I am sorry, my Friend, to hear your despondent account of your health.4 Know this however for your comfort: that no man of your talent, of your affections, ever is in health; that the “uncertainty” you talk of, tho' sufficiently gloomy, is not perhaps the worst figure of ill health. No, I tell you; there are others that I know of perhaps very considerably uglier. Besides if you will but take care of yourself, if you will learn that great art as you will have to learn it, the “uncertainty” will amazingly diminish; you will find a very handsome modicum of faculty still left at your own disposal. Believe all this, for it is true. One other aphorism I will give for comfort to you on another head, that of “Idleness.” Do you call the wheatfield idle on all days except when men are reaping wheat from it? For shame! Learn to sit still, I tell you: how often must I tell you?5 All sorrow is the raw-material of thought. If you mean to write a new Book soon, see that you have been right despondent, as near hanging yourself as might be, for some months before! Believe me, my dear Sterling; this also is true (if you will put it into proper language), and known to me by older experience than yours.

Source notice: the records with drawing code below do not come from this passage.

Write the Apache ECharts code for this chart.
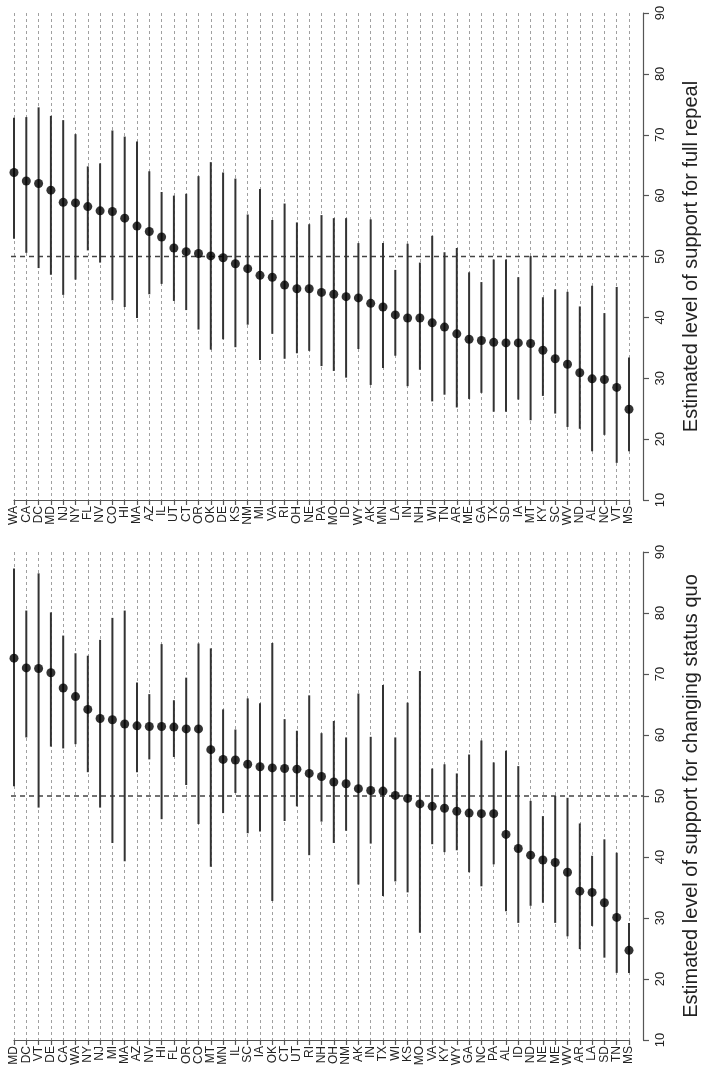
<!DOCTYPE html>
<html>
<head>
<meta charset="utf-8">
<script src="https://cdn.jsdelivr.net/npm/echarts@6/dist/echarts.min.js"></script>
<style>
  html, body { margin: 0; padding: 0; background: #fff; }
  #chart { width: 709px; height: 1070px; }
</style>
</head>
<body>
<div id="chart"></div>
<script>
// top panel: full repeal
const repealStates = ['WA','CA','DC','MD','NJ','NY','FL','NV','CO','HI','MA','AZ','IL','UT','CT','OR','OK','DE','KS','NM','MI','VA','RI','OH','NE','PA','MO','ID','WY','AK','MN','LA','IN','NH','WI','TN','AR','ME','GA','TX','SD','IA','MT','KY','SC','WV','ND','AL','NC','VT','MS'];
const repealMean = [63.8,62.4,62.0,60.9,58.9,58.8,58.2,57.5,57.4,56.3,55.0,54.1,53.2,51.4,50.8,50.5,50.1,49.8,48.8,48.0,46.9,46.6,45.3,44.7,44.7,44.1,43.8,43.4,43.2,42.3,41.7,40.4,39.9,39.9,39.1,38.4,37.3,36.4,36.2,35.9,35.8,35.8,35.7,34.6,33.2,32.3,30.9,29.9,29.8,28.5,24.9];
const repealLow = [52.9,50.6,48.1,47.0,43.7,46.2,51.0,49.0,42.8,41.7,39.9,43.8,45.5,42.7,41.2,38.0,34.7,36.4,35.1,38.8,33.0,37.3,33.2,34.1,34.5,32.0,31.2,30.1,34.8,28.9,31.7,33.7,28.7,31.4,26.2,27.3,25.2,26.6,27.6,24.5,24.5,26.5,23.1,27.1,24.2,22.0,21.7,18.0,20.7,16.1,18.0];
const repealHigh = [72.8,72.9,74.5,73.1,72.4,70.1,64.8,65.3,70.7,69.7,68.9,64.0,60.6,60.0,60.3,63.2,65.5,63.8,62.8,56.9,61.1,56.0,58.7,55.6,55.3,56.8,56.3,56.3,52.2,56.1,52.2,47.8,52.1,49.0,53.4,50.7,51.4,47.4,45.8,49.5,49.5,46.6,50.1,43.3,44.6,44.2,41.8,45.2,40.7,45.0,33.4];

// bottom panel: changing status quo
const changeStates = ['MD','DC','VT','DE','CA','WA','NY','NJ','MI','MA','AZ','NV','HI','FL','OR','CO','MT','MN','IL','SC','IA','OK','CT','UT','RI','NH','OH','NM','AK','IN','TX','WI','KS','MO','VA','KY','WY','GA','NC','PA','AL','ID','ND','NE','ME','WV','AR','LA','SD','TN','MS'];
const changeMean = [72.6,71.0,70.9,70.2,67.7,66.3,64.2,62.7,62.5,61.8,61.5,61.4,61.4,61.3,61.0,61.0,57.6,56.0,55.9,55.2,54.8,54.6,54.5,54.4,53.7,53.2,52.3,52.0,51.2,50.9,50.8,50.1,49.6,48.7,48.3,48.0,47.5,47.2,47.1,47.1,43.7,41.4,40.3,39.5,39.1,37.5,34.4,34.2,32.5,30.1,24.7];
const changeLow = [51.6,59.6,48.1,58.1,57.8,58.5,53.9,48.1,42.3,39.3,53.9,56.0,46.2,56.4,51.8,45.4,38.4,47.2,50.5,43.9,44.2,32.8,45.9,48.3,40.3,45.8,42.3,44.3,35.5,42.2,33.6,36.0,34.2,27.6,42.1,40.8,41.1,37.5,35.2,38.8,31.1,29.2,32.0,32.5,29.2,27.0,24.9,28.7,23.5,21.0,21.0];
const changeHigh = [87.3,80.4,86.5,80.1,76.3,73.4,73.0,75.6,79.2,80.4,68.6,66.7,74.9,65.7,69.4,75.0,74.2,64.2,60.9,66.0,65.2,75.1,62.6,60.7,66.5,60.3,62.3,59.6,66.8,59.7,68.2,59.6,65.3,70.5,54.5,55.2,53.7,56.8,59.1,55.5,57.4,54.9,49.2,46.7,50.0,49.7,45.5,40.2,42.9,40.7,29.2];

const referenceLevel = 50;

const font = '"Liberation Sans", Arial, Helvetica, sans-serif';

const chartDom = document.getElementById('chart');
const myChart = echarts.init(chartDom, null, { renderer: 'canvas' });

// panel vertical placement
const panels = [
  { top: 13, height: 487, states: repealStates, mean: repealMean, low: repealLow, high: repealHigh,
    title: 'Estimated level of support for full repeal' },
  { top: 552, height: 488, states: changeStates, mean: changeMean, low: changeLow, high: changeHigh,
    title: 'Estimated level of support for changing status quo' }
];

const grid = [];
const xAxis = [];
const yAxis = [];
const series = [];

panels.forEach((p, k) => {
  const gData = k * 2;      // grid with the states
  const gAxis = k * 2 + 1;  // wider grid carrying the value axis and the 50 line

  grid.push({ left: 14, width: 615, top: p.top, height: p.height });
  grid.push({ left: 11, width: 642, top: p.top, height: p.height });

  xAxis.push({
    type: 'category',
    gridIndex: gData,
    data: p.states,
    boundaryGap: false,
    axisLine: { onZero: false, lineStyle: { color: '#555', width: 1.2 } },
    axisTick: { interval: 0, length: 5, lineStyle: { color: '#555', width: 1.2 } },
    axisLabel: {
      interval: 0, rotate: 90, margin: 6,
      fontFamily: font, fontSize: 12, color: '#222'
    },
    splitLine: {
      show: true, interval: 0,
      lineStyle: { color: '#a0a0a0', width: 1, type: [3, 3] }
    }
  });
  xAxis.push({
    type: 'value', gridIndex: gAxis, min: 0, max: 1, show: false
  });

  yAxis.push({
    type: 'value', gridIndex: gData, min: 10, max: 90, interval: 10, show: false
  });
  yAxis.push({
    type: 'value',
    gridIndex: gAxis,
    position: 'right',
    min: 10, max: 90, interval: 10,
    name: p.title,
    nameLocation: 'middle',
    nameRotate: 90,
    nameGap: 38,
    nameTextStyle: { fontFamily: font, fontSize: 20, color: '#222' },
    axisLine: { show: true, onZero: false, lineStyle: { color: '#555', width: 1.2 } },
    axisTick: { show: true, length: 6, lineStyle: { color: '#555', width: 1.2 } },
    axisLabel: {
      rotate: 90, margin: 11,
      fontFamily: font, fontSize: 13, color: '#222'
    },
    splitLine: { show: false }
  });

  series.push({
    type: 'line',
    xAxisIndex: gAxis,
    yAxisIndex: gAxis,
    data: [[0, referenceLevel], [1, referenceLevel]],
    symbol: 'none',
    silent: true,
    lineStyle: { color: '#444', width: 1.4, type: [5, 4] },
    z: 1
  });

  series.push({
    type: 'custom',
    xAxisIndex: gData,
    yAxisIndex: gData,
    data: p.states.map((s, i) => [i, p.low[i], p.high[i]]),
    encode: { x: 0, y: [1, 2] },
    renderItem: function (params, api) {
      const a = api.coord([api.value(0), api.value(1)]);
      const b = api.coord([api.value(0), api.value(2)]);
      return {
        type: 'line',
        shape: { x1: a[0], y1: a[1], x2: b[0], y2: b[1] },
        style: { stroke: '#333', lineWidth: 2 }
      };
    },
    z: 2
  });

  series.push({
    type: 'scatter',
    xAxisIndex: gData,
    yAxisIndex: gData,
    data: p.mean,
    symbol: 'circle',
    symbolSize: 9,
    itemStyle: { color: '#000' },
    z: 3
  });
});

const option = {
  backgroundColor: '#fff',
  animation: false,
  grid: grid,
  xAxis: xAxis,
  yAxis: yAxis,
  series: series
};

option && myChart.setOption(option);
</script>
</body>
</html>
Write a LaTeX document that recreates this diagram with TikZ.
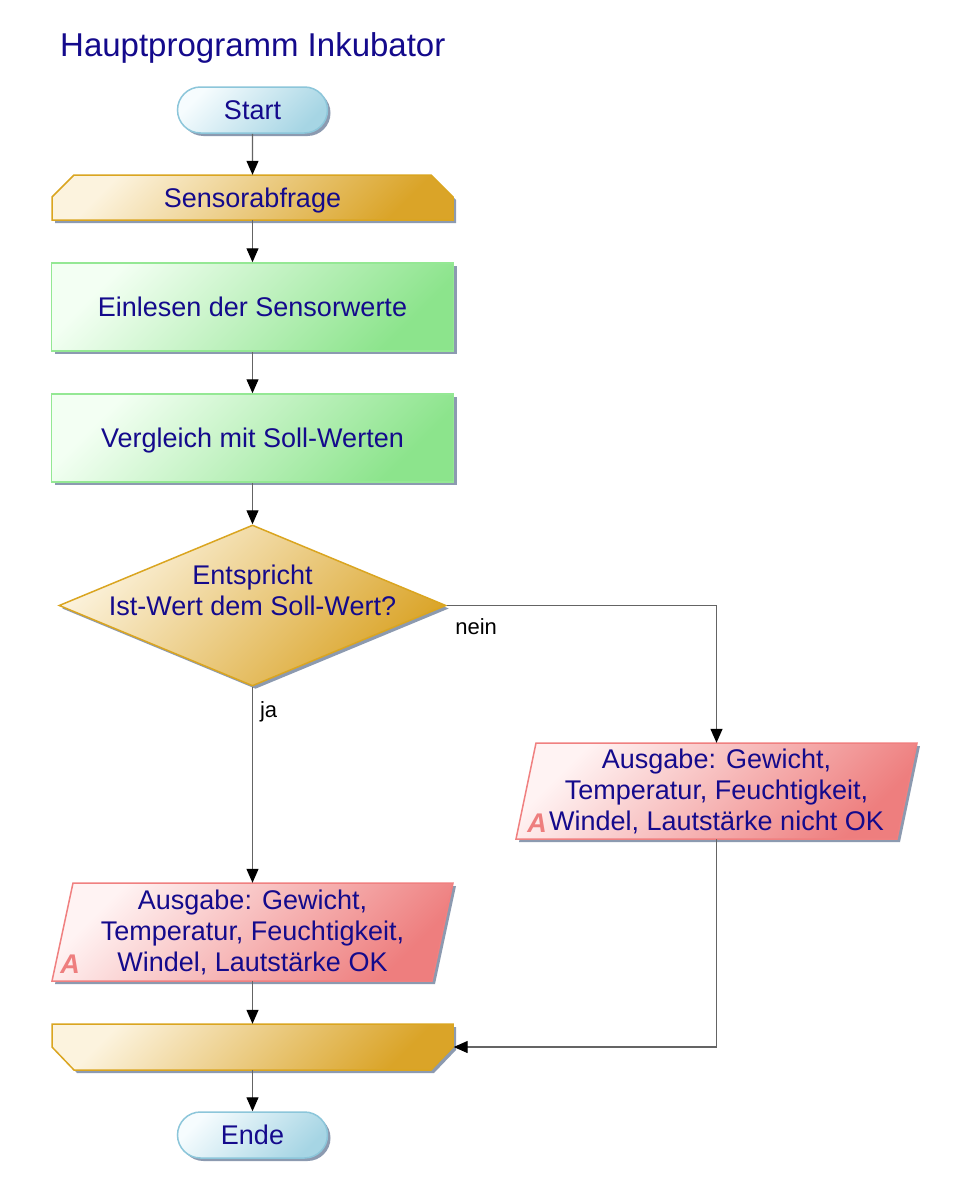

The day before leaving Town, I met Julius Hare in Burlington Arcade and spoke a moment with him.6 A good man, tho' an Archdeacon. Does he know Strauss? What you say of Hetherington's translating that, is new to me.7 An ominous thing indeed! But on the whole a thing we will not grumble at; a thing very welcome to do whatsoever lies in it to do. Of late years rapidly the conviction grows on me that all we have of Anti-Straussism is little other than a Cant,—properly a despicable trembling sort of unbelief that there is anything intrinsically true in men, anything true at all except shovel hats tithe-pigs8 and such like. Pfui! I begin to see that it is at bottom sheer Idolatria; and should, and even must, go about its business the sooner the better.

Why do you call Merivale my enemy?9 He is no enemy of mine, poor fellow; but a good stout Sceptical Philosophist and Law Hack, to whom may the gods grant all suitable promotion. I saw the man once, many years ago, in Hayward's rooms,10 and even argued a little with him, and liked him.

Something else I had to say, surely,—but have forgotten it for the moment. Irrecoverable in this one instant, and there are no more. Adieu, my good Sterling! Do not forget me; you cannot forget me, nor I you. Adieu; commend me to your kind Helpmate, to the villain Teddy11 if he still remember me.